> **WHAT IS ASKED**
Look through the material and copy each line holding "picture".

> **DATA EXCERPT**
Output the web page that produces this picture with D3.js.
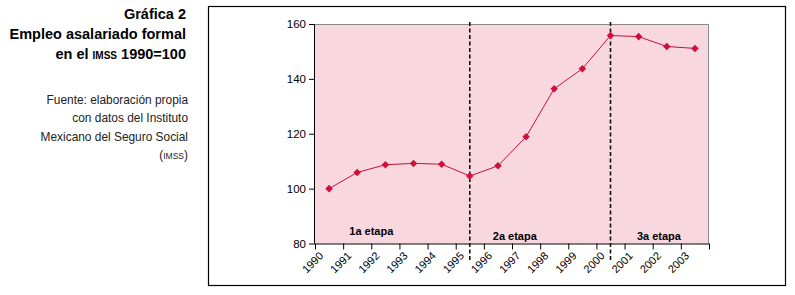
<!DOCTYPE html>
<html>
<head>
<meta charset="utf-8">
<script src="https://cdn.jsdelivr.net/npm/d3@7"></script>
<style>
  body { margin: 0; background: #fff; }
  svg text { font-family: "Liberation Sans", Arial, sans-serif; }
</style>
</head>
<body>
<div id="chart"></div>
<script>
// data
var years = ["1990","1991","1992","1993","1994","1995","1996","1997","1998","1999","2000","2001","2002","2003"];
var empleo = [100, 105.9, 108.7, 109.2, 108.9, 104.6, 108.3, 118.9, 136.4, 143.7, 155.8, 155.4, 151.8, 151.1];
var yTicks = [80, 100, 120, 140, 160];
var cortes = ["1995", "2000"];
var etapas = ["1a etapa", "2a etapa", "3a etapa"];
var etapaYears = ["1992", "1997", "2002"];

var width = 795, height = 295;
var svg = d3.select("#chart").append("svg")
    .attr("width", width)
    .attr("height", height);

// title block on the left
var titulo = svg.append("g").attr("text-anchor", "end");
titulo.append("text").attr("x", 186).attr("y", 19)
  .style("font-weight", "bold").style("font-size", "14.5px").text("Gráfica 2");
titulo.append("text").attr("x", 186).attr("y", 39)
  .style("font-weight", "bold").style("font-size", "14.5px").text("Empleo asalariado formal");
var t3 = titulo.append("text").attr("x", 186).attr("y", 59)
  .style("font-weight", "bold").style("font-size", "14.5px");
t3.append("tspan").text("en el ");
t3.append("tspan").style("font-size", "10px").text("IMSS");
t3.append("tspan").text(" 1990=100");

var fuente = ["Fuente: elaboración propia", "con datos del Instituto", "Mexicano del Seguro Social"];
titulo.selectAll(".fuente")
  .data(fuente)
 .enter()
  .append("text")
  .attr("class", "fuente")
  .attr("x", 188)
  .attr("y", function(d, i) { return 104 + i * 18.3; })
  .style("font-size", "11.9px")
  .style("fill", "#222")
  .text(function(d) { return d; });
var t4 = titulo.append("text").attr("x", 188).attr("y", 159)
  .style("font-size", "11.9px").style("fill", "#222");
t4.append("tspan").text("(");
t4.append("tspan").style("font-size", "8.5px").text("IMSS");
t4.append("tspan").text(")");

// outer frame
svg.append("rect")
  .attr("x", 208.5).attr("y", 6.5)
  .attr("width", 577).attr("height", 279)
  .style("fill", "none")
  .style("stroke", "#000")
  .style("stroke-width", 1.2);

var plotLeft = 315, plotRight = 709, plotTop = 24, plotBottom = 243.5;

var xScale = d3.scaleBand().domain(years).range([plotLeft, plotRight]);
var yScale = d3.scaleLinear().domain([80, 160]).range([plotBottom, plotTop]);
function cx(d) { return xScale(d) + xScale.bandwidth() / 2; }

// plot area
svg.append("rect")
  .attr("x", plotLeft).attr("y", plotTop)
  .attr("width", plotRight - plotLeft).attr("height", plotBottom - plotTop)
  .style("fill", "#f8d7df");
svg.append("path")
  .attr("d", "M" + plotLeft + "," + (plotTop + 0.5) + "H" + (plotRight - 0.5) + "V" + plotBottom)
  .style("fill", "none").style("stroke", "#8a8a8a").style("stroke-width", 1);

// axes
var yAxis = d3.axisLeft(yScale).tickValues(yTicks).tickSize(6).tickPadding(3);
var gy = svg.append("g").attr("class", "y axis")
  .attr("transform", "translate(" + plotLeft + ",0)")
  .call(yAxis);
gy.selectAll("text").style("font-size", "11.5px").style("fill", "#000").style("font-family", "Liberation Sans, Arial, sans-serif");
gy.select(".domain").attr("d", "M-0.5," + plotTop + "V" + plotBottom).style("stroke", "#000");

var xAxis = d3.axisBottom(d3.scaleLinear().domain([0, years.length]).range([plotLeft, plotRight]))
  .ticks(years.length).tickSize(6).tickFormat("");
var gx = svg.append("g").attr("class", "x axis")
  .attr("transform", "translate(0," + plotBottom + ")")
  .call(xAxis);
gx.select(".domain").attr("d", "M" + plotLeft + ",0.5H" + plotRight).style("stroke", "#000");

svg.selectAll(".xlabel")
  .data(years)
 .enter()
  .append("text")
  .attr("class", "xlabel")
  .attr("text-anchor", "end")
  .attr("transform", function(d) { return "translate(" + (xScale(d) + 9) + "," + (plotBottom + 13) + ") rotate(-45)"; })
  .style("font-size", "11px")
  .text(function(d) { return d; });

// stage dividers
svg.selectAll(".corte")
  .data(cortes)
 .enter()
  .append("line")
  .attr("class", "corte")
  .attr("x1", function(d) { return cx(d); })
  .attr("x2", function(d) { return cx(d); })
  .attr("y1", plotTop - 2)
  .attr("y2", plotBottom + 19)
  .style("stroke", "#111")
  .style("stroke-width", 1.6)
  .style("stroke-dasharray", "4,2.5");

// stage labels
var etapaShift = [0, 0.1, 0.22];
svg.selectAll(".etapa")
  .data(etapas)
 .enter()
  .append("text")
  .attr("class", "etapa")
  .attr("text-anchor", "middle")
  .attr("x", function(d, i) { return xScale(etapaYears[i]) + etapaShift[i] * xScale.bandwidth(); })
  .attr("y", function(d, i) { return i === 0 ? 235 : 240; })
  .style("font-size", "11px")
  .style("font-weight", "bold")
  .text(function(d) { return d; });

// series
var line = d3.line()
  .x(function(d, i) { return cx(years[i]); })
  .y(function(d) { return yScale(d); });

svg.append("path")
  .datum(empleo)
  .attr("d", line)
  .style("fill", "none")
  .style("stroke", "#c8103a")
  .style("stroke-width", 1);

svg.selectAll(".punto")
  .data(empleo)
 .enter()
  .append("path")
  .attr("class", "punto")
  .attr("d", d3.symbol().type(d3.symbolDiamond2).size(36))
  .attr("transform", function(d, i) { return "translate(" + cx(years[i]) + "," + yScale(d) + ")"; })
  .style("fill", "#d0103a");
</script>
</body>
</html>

> **SOLUTION BELOW**
Output the web page that produces this picture with D3.js.

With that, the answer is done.